-- GIVEN REQUEST --
Print them exactly: the lines from the beginning of the entries below through the line that contains "const panelLetters = ['A', 'B', 'C', 'D'];", and only those, with the pictures left out.

Plotting code records:
····················

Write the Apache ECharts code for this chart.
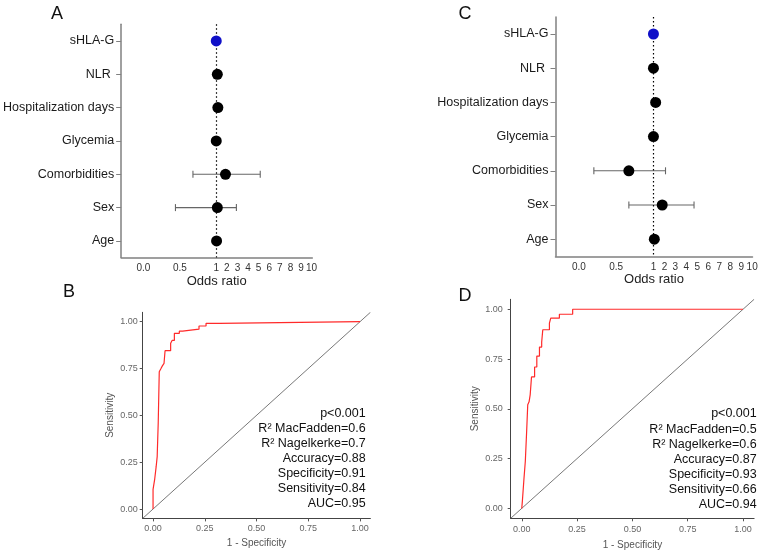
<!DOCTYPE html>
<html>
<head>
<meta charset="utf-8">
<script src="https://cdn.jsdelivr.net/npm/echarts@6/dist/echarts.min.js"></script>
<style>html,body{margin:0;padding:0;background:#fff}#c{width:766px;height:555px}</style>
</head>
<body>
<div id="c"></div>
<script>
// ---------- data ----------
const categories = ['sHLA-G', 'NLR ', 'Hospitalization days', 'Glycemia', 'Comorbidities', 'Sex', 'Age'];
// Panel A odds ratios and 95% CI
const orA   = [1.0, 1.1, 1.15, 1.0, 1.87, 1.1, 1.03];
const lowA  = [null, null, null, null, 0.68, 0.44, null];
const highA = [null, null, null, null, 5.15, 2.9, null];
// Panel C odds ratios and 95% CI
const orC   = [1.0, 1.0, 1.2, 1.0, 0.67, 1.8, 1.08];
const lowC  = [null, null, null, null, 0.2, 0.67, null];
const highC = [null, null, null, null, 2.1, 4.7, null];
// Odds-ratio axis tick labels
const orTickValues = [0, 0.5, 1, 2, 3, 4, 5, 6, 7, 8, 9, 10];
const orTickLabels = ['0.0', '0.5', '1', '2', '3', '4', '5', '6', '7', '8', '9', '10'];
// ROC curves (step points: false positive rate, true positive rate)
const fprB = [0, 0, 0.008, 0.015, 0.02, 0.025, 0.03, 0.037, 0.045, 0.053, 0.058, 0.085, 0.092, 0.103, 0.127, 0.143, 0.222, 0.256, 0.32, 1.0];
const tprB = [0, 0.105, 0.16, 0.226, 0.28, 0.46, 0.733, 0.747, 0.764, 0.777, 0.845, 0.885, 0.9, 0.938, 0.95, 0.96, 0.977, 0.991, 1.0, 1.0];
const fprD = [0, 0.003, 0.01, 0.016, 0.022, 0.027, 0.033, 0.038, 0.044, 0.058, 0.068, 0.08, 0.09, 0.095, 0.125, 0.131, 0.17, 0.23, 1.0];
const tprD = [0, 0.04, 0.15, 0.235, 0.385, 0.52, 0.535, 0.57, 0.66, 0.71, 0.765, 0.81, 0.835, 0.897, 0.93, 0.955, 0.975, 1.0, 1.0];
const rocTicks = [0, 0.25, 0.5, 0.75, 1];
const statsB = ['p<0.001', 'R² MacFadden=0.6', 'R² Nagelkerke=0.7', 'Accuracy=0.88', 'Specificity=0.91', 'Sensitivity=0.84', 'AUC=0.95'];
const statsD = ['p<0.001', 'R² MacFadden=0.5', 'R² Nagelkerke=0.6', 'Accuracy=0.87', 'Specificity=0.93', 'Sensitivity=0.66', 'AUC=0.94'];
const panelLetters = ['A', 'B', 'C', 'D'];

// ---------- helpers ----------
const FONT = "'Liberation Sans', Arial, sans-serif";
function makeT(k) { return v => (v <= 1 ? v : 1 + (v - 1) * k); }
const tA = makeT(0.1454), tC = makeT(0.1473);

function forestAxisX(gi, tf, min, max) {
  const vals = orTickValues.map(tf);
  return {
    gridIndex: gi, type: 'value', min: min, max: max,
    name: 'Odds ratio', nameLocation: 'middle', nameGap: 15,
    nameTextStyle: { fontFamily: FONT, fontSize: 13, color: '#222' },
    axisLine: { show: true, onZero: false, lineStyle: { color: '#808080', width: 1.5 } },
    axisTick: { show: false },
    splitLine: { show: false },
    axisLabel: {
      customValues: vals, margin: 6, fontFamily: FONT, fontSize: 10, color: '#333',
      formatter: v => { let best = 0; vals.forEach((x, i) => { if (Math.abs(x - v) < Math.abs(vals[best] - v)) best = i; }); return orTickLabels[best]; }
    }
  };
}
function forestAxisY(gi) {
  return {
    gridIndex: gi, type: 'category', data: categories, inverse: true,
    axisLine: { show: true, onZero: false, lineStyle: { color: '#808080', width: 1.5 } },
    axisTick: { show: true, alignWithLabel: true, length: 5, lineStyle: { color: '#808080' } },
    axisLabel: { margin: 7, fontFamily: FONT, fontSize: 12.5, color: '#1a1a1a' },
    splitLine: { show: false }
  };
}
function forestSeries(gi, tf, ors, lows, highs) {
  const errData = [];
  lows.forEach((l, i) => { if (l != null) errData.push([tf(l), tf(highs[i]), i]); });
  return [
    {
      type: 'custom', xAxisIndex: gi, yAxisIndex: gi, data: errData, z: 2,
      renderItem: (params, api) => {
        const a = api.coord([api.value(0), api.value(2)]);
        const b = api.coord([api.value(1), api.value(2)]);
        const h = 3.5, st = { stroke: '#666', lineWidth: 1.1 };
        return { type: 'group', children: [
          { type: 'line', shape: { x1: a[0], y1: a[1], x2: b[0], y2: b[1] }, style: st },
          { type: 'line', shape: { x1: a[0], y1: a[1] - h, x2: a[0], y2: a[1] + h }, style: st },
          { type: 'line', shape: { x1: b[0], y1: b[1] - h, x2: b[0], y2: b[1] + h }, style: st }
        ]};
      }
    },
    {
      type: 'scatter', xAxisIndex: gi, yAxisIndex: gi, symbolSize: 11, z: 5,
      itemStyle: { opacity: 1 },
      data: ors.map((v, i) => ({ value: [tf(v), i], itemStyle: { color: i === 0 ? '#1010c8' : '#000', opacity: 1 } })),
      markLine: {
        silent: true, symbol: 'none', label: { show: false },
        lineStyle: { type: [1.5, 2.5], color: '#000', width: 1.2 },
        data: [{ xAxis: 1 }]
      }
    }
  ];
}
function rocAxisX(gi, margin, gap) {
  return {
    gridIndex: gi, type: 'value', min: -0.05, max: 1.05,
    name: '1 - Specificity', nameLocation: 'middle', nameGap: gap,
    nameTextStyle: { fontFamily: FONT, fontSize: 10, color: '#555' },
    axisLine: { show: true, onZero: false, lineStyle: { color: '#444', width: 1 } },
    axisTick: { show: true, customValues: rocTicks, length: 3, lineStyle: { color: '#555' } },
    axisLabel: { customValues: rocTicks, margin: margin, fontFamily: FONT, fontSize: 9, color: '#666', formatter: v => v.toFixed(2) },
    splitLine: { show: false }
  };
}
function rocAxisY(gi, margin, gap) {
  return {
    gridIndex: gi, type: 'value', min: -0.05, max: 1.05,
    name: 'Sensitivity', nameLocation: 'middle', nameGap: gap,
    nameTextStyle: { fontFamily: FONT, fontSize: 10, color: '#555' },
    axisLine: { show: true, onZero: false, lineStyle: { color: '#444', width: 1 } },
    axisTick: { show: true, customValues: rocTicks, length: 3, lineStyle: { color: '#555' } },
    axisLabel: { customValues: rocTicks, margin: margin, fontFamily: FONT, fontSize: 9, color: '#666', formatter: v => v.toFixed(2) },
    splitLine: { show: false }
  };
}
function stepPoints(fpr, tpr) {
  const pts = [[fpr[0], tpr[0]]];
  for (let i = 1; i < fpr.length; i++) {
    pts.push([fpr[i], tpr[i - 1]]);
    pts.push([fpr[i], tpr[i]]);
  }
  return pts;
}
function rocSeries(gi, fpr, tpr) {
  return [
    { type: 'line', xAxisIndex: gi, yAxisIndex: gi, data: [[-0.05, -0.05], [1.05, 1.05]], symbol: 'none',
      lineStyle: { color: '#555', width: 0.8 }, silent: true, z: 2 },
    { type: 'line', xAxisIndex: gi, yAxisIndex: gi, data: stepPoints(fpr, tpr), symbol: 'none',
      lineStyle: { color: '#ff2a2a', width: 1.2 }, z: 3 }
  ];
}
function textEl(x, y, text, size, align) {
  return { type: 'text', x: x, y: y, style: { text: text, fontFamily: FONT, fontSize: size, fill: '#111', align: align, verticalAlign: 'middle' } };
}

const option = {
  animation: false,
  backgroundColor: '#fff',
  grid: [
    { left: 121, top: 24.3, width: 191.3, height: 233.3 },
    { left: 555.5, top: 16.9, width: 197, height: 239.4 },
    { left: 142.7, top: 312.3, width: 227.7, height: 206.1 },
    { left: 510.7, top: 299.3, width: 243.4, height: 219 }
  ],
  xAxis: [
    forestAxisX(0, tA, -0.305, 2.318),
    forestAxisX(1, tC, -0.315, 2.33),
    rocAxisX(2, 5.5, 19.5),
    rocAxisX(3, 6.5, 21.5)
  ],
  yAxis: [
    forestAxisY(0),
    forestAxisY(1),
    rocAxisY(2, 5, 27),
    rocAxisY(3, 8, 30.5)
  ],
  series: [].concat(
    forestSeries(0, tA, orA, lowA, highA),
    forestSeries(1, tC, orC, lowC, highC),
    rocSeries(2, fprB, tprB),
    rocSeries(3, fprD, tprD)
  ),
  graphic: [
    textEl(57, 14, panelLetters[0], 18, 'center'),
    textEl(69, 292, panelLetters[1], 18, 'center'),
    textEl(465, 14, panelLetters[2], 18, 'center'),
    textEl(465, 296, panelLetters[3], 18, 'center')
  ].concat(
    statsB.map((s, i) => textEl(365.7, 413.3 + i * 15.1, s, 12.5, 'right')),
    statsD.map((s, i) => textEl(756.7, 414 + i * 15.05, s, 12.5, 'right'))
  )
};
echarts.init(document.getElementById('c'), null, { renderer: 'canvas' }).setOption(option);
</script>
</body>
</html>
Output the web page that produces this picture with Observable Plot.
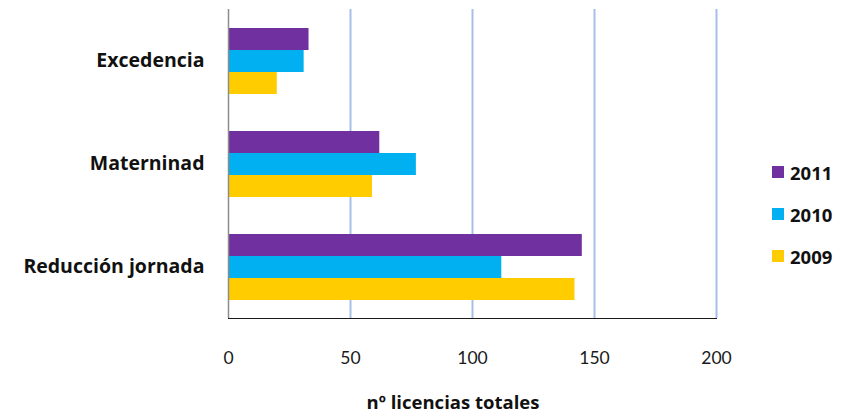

····················

-- SOLVED EXERCISE --
Write the Apache ECharts code for this chart.
<!DOCTYPE html>
<html>
<head>
<meta charset="utf-8">
<script src="https://cdn.jsdelivr.net/npm/echarts@6/dist/echarts.min.js"></script>
<style>html,body{margin:0;padding:0;background:#fff}#c{width:766px;height:555px}</style>
</head>
<body>
<div id="c"></div>
<script>
// ---------- data ----------
const categories = ['sHLA-G', 'NLR ', 'Hospitalization days', 'Glycemia', 'Comorbidities', 'Sex', 'Age'];
// Panel A odds ratios and 95% CI
const orA   = [1.0, 1.1, 1.15, 1.0, 1.87, 1.1, 1.03];
const lowA  = [null, null, null, null, 0.68, 0.44, null];
const highA = [null, null, null, null, 5.15, 2.9, null];
// Panel C odds ratios and 95% CI
const orC   = [1.0, 1.0, 1.2, 1.0, 0.67, 1.8, 1.08];
const lowC  = [null, null, null, null, 0.2, 0.67, null];
const highC = [null, null, null, null, 2.1, 4.7, null];
// Odds-ratio axis tick labels
const orTickValues = [0, 0.5, 1, 2, 3, 4, 5, 6, 7, 8, 9, 10];
const orTickLabels = ['0.0', '0.5', '1', '2', '3', '4', '5', '6', '7', '8', '9', '10'];
// ROC curves (step points: false positive rate, true positive rate)
const fprB = [0, 0, 0.008, 0.015, 0.02, 0.025, 0.03, 0.037, 0.045, 0.053, 0.058, 0.085, 0.092, 0.103, 0.127, 0.143, 0.222, 0.256, 0.32, 1.0];
const tprB = [0, 0.105, 0.16, 0.226, 0.28, 0.46, 0.733, 0.747, 0.764, 0.777, 0.845, 0.885, 0.9, 0.938, 0.95, 0.96, 0.977, 0.991, 1.0, 1.0];
const fprD = [0, 0.003, 0.01, 0.016, 0.022, 0.027, 0.033, 0.038, 0.044, 0.058, 0.068, 0.08, 0.09, 0.095, 0.125, 0.131, 0.17, 0.23, 1.0];
const tprD = [0, 0.04, 0.15, 0.235, 0.385, 0.52, 0.535, 0.57, 0.66, 0.71, 0.765, 0.81, 0.835, 0.897, 0.93, 0.955, 0.975, 1.0, 1.0];
const rocTicks = [0, 0.25, 0.5, 0.75, 1];
const statsB = ['p<0.001', 'R² MacFadden=0.6', 'R² Nagelkerke=0.7', 'Accuracy=0.88', 'Specificity=0.91', 'Sensitivity=0.84', 'AUC=0.95'];
const statsD = ['p<0.001', 'R² MacFadden=0.5', 'R² Nagelkerke=0.6', 'Accuracy=0.87', 'Specificity=0.93', 'Sensitivity=0.66', 'AUC=0.94'];
const panelLetters = ['A', 'B', 'C', 'D'];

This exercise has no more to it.